Process intelligence also affects scalability. A supplier that digitally tracks machine utilization, cycle stability, reject causes, and maintenance trends can ramp faster and recover from disruptions more effectively. For buyers, this translates into lower launch risk and better forecasting confidence.

This is where industry intelligence platforms such as GMM-Matrix become useful. By tracking developments in molding automation, material shaping technologies, and circular manufacturing, evaluators can benchmark whether a supplier’s technical claims match broader industry evolution. That helps separate marketing language from real operational capability.

A Practical Sourcing Framework for Evaluating Molded Parts Suppliers

A useful evaluation model starts with five weighted dimensions: total landed cost, supply resilience, technical capability, compliance readiness, and future-fit investment. Total landed cost should include logistics, inventory exposure, tooling support, scrap risk, and likely change costs. Resilience should assess geographic diversification, local service support, and recovery planning.

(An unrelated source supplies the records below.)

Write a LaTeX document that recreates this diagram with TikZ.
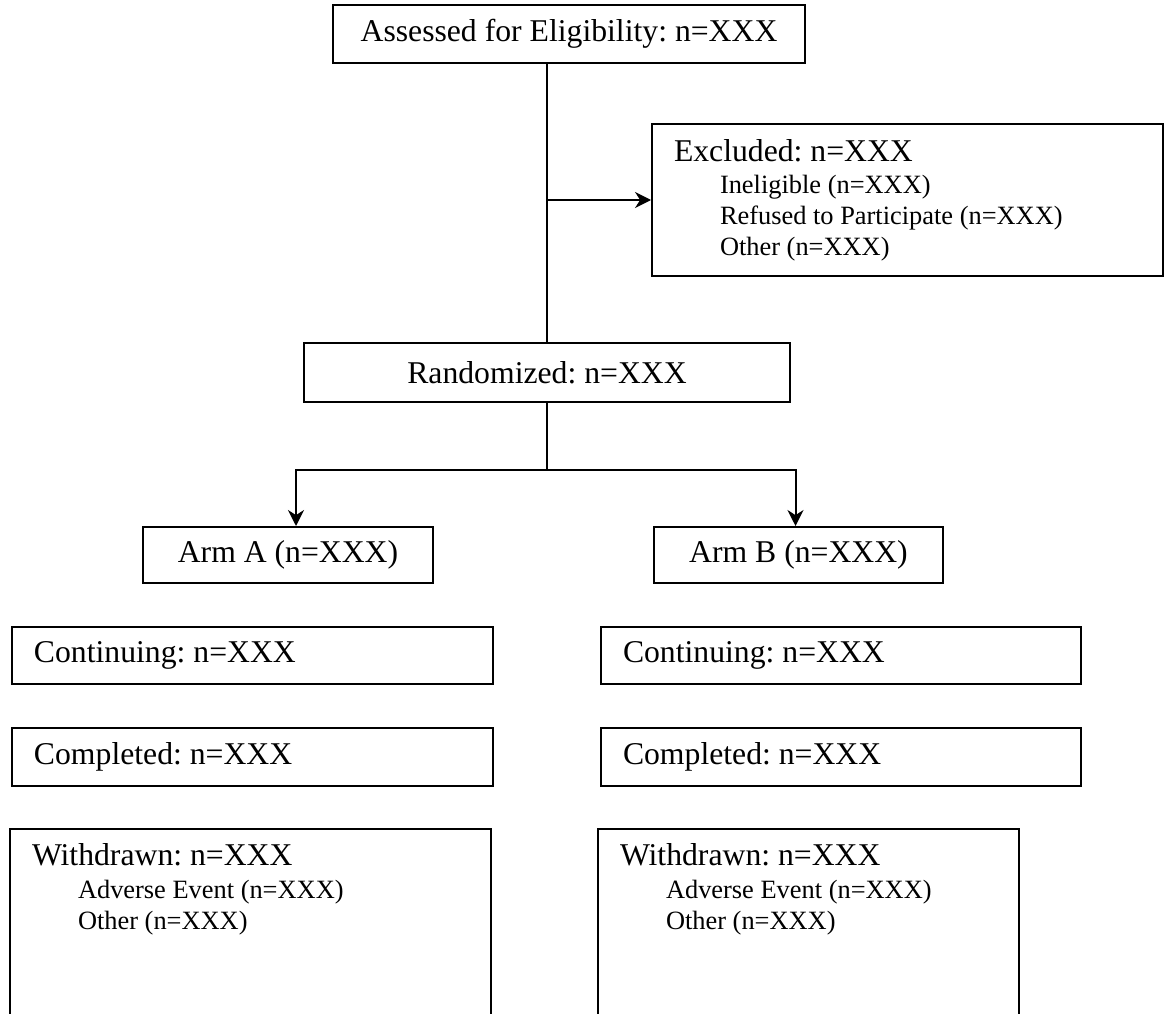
\documentclass[tikz,border=0pt]{standalone}
\usepackage{fontspec}
\setmainfont{Liberation Serif}
\usepackage{tikz}
\usetikzlibrary{shapes,arrows.meta,positioning}
\frenchspacing
\newcommand{\grande}{\fontsize{31.7pt}{36pt}\selectfont}
\newcommand{\chica}{\fontsize{26.4pt}{31pt}\selectfont}
\newcommand{\sangria}{\hspace*{46pt}}
\tikzstyle{caja} = [draw, line width=2pt, rectangle, inner sep=0pt, font=\grande]
\tikzstyle{cajalista} = [caja, align=flush left, inner xsep=22pt]
\tikzstyle{flecha} = [line width=2pt, -{Stealth[length=16pt,width=16pt]}]
\tikzstyle{linea} = [line width=2pt]

\begin{document}
\begin{tikzpicture}[x=1pt,y=-1pt]
	\useasboundingbox (0,0) rectangle (1168,1014);
	% cabecera
	\node[caja, minimum width=472pt, minimum height=58pt] (evaluados) at (569,34) {Assessed for Eligibility: n=XXX};
	\node[cajalista, anchor=north west, text width=467pt, minimum height=152pt] (excluidos) at (651,123) {%
		Excluded: n=XXX\\[1pt]
		\chica\sangria Ineligible (n=XXX)\\
		\sangria Refused to Participate (n=XXX)\\
		\sangria Other (n=XXX)\par};
	\node[caja, minimum width=486pt, minimum height=59pt] (aleatorio) at (547,372.5) {Randomized: n=XXX};
	% brazos
	\node[caja, minimum width=290pt, minimum height=56pt] (brazoA) at (288,555) {Arm A (n=XXX)};
	\node[caja, minimum width=289pt, minimum height=56pt] (brazoB) at (798.5,555) {Arm B (n=XXX)};
	% columna A
	\node[cajalista, anchor=north west, text width=437pt, minimum height=57pt] (continuaA) at (11,626) {Continuing: n=XXX};
	\node[cajalista, below=42pt of continuaA.south west, anchor=north west, text width=437pt, minimum height=58pt] (completaA) {Completed: n=XXX};
	\node[cajalista, below=41pt of completaA.south west, anchor=north west, xshift=-2pt, text width=437pt, inner ysep=14pt, text depth=250pt] (retiradoA) {%
		Withdrawn: n=XXX\\[2pt]
		\chica\sangria Adverse Event (n=XXX)\\
		\sangria Other (n=XXX)\par};
	% columna B
	\node[cajalista, anchor=north west, text width=436pt, minimum height=57pt] (continuaB) at (600,626) {Continuing: n=XXX};
	\node[cajalista, below=42pt of continuaB.south west, anchor=north west, text width=436pt, minimum height=58pt] (completaB) {Completed: n=XXX};
	\node[cajalista, below=41pt of completaB.south west, anchor=north west, xshift=-3pt, text width=377pt, inner ysep=14pt, text depth=250pt] (retiradoB) {%
		Withdrawn: n=XXX\\[2pt]
		\chica\sangria Adverse Event (n=XXX)\\
		\sangria Other (n=XXX)\par};
	% conectores
	\draw[linea] (aleatorio.north |- evaluados.south) -- (aleatorio.north);
	\draw[flecha] (aleatorio.north |- excluidos.west) -- (excluidos.west);
	\coordinate (rama) at ([yshift=-67pt]aleatorio.south);
	\draw[linea] (aleatorio.south) -- (rama);
	\draw[flecha] (rama) -| ([xshift=8pt]brazoA.north);
	\draw[flecha] (rama) -| ([xshift=-3pt]brazoB.north);
\end{tikzpicture}
\end{document}
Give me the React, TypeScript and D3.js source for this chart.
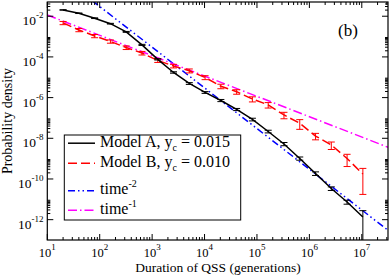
import React from "react";
import * as d3 from "d3";

// ---- data ----
const durations = [20, 40, 80, 160, 320, 640, 1280, 2560, 5120, 10240, 20480, 40960, 81920, 163840, 327680, 655360, 1310720, 2621440, 5242880, 10485760];
const modelA = [2.03e-2, 1.4e-2, 8.0e-3, 4.3e-3, 1.7e-3, 3.9e-4, 7.6e-5, 1.72e-5, 4.94e-6, 1.79e-6, 7.21e-7, 2.61e-7, 8.4e-8, 2.16e-8, 5.25e-9, 1.02e-9, 1.86e-10, 3.4e-11, 7.38e-12, 1.35e-12];
const modelARelErr = [0.03, 0.03, 0.04, 0.04, 0.05, 0.06, 0.07, 0.08, 0.1, 0.1, 0.12, 0.12, 0.15, 0.15, 0.18, 0.18, 0.2, 0.2, 0.22, 1.05];
const modelB = [4.68e-3, 2.11e-3, 1.07e-3, 5.75e-4, 2.88e-4, 1.55e-4, 6.68e-5, 3.59e-5, 2.09e-5, 9.77e-6, 3.63e-6, 1.95e-6, 8.51e-7, 4.37e-7, 1.4e-7, 5.5e-8, 1.29e-8, 4.68e-9, 1.02e-9, 1.74e-10];
const modelBRelErr = [0.18, 0.18, 0.18, 0.18, 0.2, 0.2, 0.2, 0.2, 0.22, 0.22, 0.25, 0.25, 0.28, 0.3, 0.35, 0.5, 0.35, 0.4, 0.6, 0.9];
const powerLawCoef = [300, 0.115]; // time^-2, time^-1 prefactors
const powerLawExp = [-2, -1];
const xMajorExp = [1, 2, 3, 4, 5, 6, 7];
const yMajorExp = [-12, -10, -8, -6, -4, -2];
const yMinorDecades = [-14, -12, -10, -8, -6, -4, -2];
const minorMult = [2, 3, 4, 5, 6, 7, 8, 9];
const legendLabels = ["Model A, y", "Model B, y", "time", "time"];
const legendSub = ["c", "c", "", ""];
const legendTail = [" = 0.015", " = 0.010", "", ""];
const legendSup = ["", "", "-2", "-1"];

const W = 390, H = 276;
const L = 47.3, R = 388, T = 2, B = 240;

export default function App() {
  const x = d3.scaleLog().domain([10, Math.pow(10, 7.5)]).range([L, R]);
  const y = d3.scaleLog().domain([1e-13, 0.05]).range([B, T]);
  const yc = (v: number) => (v <= 1e-13 ? B + 5 : y(v));

  const line = d3.line<[number, number]>().x(d => x(d[0])).y(d => y(d[1]));
  const aPts = durations.map((t, i) => [t, modelA[i]] as [number, number]);
  const bPts = durations.map((t, i) => [t, modelB[i]] as [number, number]);

  const xMinors: number[] = [];
  xMajorExp.forEach(e => minorMult.forEach(k => { const v = k * Math.pow(10, e); if (v < Math.pow(10, 7.5)) xMinors.push(v); }));
  const yMinors: number[] = [];
  yMinorDecades.forEach(e => minorMult.forEach(k => { const v = k * Math.pow(10, e); if (v > 1e-13 && v < 0.05) yMinors.push(v); }));

  const lawLine = (c: number, p: number) => {
    const t0 = 10, t1 = Math.pow(10, 7.5);
    return line([[t0, c * Math.pow(t0, p)], [t1, c * Math.pow(t1, p)]]);
  };

  const errBars = (vals: number[], rel: number[], color: string) =>
    durations.map((t, i) => {
      const v = vals[i], e = v * rel[i];
      const yt = yc(v + e), yb = yc(v - e);
      const cx = x(t);
      return (
        <g key={i} stroke={color} strokeWidth={1}>
          <line x1={cx} x2={cx} y1={yt} y2={yb} />
          <line x1={cx - 3.5} x2={cx + 3.5} y1={yt} y2={yt} />
          {v - e > 1e-13 && <line x1={cx - 3.5} x2={cx + 3.5} y1={yb} y2={yb} />}
        </g>
      );
    });

  const legendStyles = [
    { stroke: "#000", dash: "" },
    { stroke: "#ff0000", dash: "9,4" },
    { stroke: "#0000ff", dash: "7,3,1.5,3,1.5,3" },
    { stroke: "#ff00ff", dash: "9,3,1.5,3" },
  ];
  const legendBase = [146.5, 166.5, 194, 213.5];

  const font = "'Liberation Serif', 'Times New Roman', serif";

  return (
    <svg width={W} height={H} style={{ position: "absolute", left: 0, top: 0, background: "#fff" }} fontFamily={font}>
      <defs>
        <clipPath id="plot"><rect x={L} y={T} width={R - L} height={B - T} /></clipPath>
      </defs>
      <rect x={0} y={0} width={W} height={H} fill="#fff" />
      <g clipPath="url(#plot)">
        <path d={lawLine(powerLawCoef[0], powerLawExp[0]) || ""} fill="none" stroke="#0000ff" strokeWidth={1.5} strokeDasharray="7,3,1.5,3,1.5,3" />
        <path d={lawLine(powerLawCoef[1], powerLawExp[1]) || ""} fill="none" stroke="#ff00ff" strokeWidth={1.5} strokeDasharray="9,3,1.5,3" />
        <path d={line(bPts) || ""} fill="none" stroke="#ff0000" strokeWidth={1.5} strokeDasharray="9,4" />
        {errBars(modelB, modelBRelErr, "#ff0000")}
        <path d={line(aPts) || ""} fill="none" stroke="#000" strokeWidth={1.5} />
        {errBars(modelA, modelARelErr, "#000")}
      </g>
      {/* frame */}
      <rect x={L} y={T} width={R - L} height={B - T} fill="none" stroke="#000" strokeWidth={1.2} />
      {/* ticks */}
      <g stroke="#000" strokeWidth={1}>
        {xMajorExp.map(e => {
          const px = x(Math.pow(10, e));
          return <g key={"xm" + e}><line x1={px} x2={px} y1={B} y2={B - 6} /><line x1={px} x2={px} y1={T} y2={T + 6} /></g>;
        })}
        {xMinors.map((v, i) => {
          const px = x(v);
          return <g key={"xn" + i}><line x1={px} x2={px} y1={B} y2={B - 3} /><line x1={px} x2={px} y1={T} y2={T + 3} /></g>;
        })}
        {yMajorExp.map(e => {
          const py = y(Math.pow(10, e));
          return <g key={"ym" + e}><line x1={L} x2={L + 6} y1={py} y2={py} /><line x1={R} x2={R - 6} y1={py} y2={py} /></g>;
        })}
        {yMinors.map((v, i) => {
          const py = y(v);
          return <g key={"yn" + i}><line x1={L} x2={L + 3} y1={py} y2={py} /><line x1={R} x2={R - 3} y1={py} y2={py} /></g>;
        })}
      </g>
      {/* tick labels */}
      {xMajorExp.map(e => (
        <text key={"xl" + e} x={x(Math.pow(10, e))} y={257} textAnchor="middle" fontSize={12.5}>
          10<tspan dy={-7} fontSize={9}>{e}</tspan>
        </text>
      ))}
      {yMajorExp.map(e => (
        <text key={"yl" + e} x={43.5} y={y(Math.pow(10, e)) + 9} textAnchor="end" fontSize={13.5}>
          10<tspan dy={-7} fontSize={9}>{e}</tspan>
        </text>
      ))}
      <text x={218} y={272} textAnchor="middle" fontSize={13.5}>Duration of QSS (generations)</text>
      <text transform={`translate(12, ${(T + B) / 2}) rotate(-90)`} textAnchor="middle" fontSize={14}>Probability density</text>
      <text x={348} y={36} textAnchor="middle" fontSize={17}>(b)</text>
      {/* legend */}
      <rect x={64.3} y={135} width={176.4} height={85} fill="#fff" stroke="#000" strokeWidth={1} />
      {legendLabels.map((lab, i) => (
        <g key={"lg" + i}>
          <line x1={68} x2={95} y1={legendBase[i] - 3.3} y2={legendBase[i] - 3.3} stroke={legendStyles[i].stroke} strokeWidth={1.5} strokeDasharray={legendStyles[i].dash} />
          <text x={100} y={legendBase[i]} fontSize={16}>
            {lab}
            {legendSub[i] && <tspan dy={4} fontSize={10}>{legendSub[i]}</tspan>}
            {legendTail[i] && <tspan dy={-4}>{legendTail[i]}</tspan>}
            {legendSup[i] && <tspan dy={-7} fontSize={10}>{legendSup[i]}</tspan>}
          </text>
        </g>
      ))}
    </svg>
  );
}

Technical capability should review process fit, tooling depth, validation discipline, and automation level. Compliance readiness should cover carbon data availability, material traceability, and relevant certifications. Future-fit investment should examine whether the supplier is building competence in recycled materials, digital manufacturing, and advanced molding systems.

This framework helps business assessment teams avoid a common mistake: selecting a supplier that is optimal for today’s quote package but poorly aligned with the future structure of the global manufacturing value chain.

Conclusion: The Best Sourcing Decisions Reflect Structural Change, Not Just Current Cost

The reshaping of the global manufacturing value chain is changing what “good sourcing” means for molded parts. Regionalization, carbon pressure, material uncertainty, and automation investment are raising the importance of resilience and technical depth. For business evaluators, the strongest suppliers are not always the cheapest; they are the ones most capable of protecting continuity, quality, and compliance as conditions keep shifting.

In practical terms, molded parts sourcing should now be treated as a strategic assessment of long-term value creation. Companies that evaluate suppliers through the lens of manufacturing intelligence, process capability, and circular readiness will make better decisions than those still focused mainly on short-term price. In a more fragmented and demanding market, informed sourcing is becoming a competitive advantage.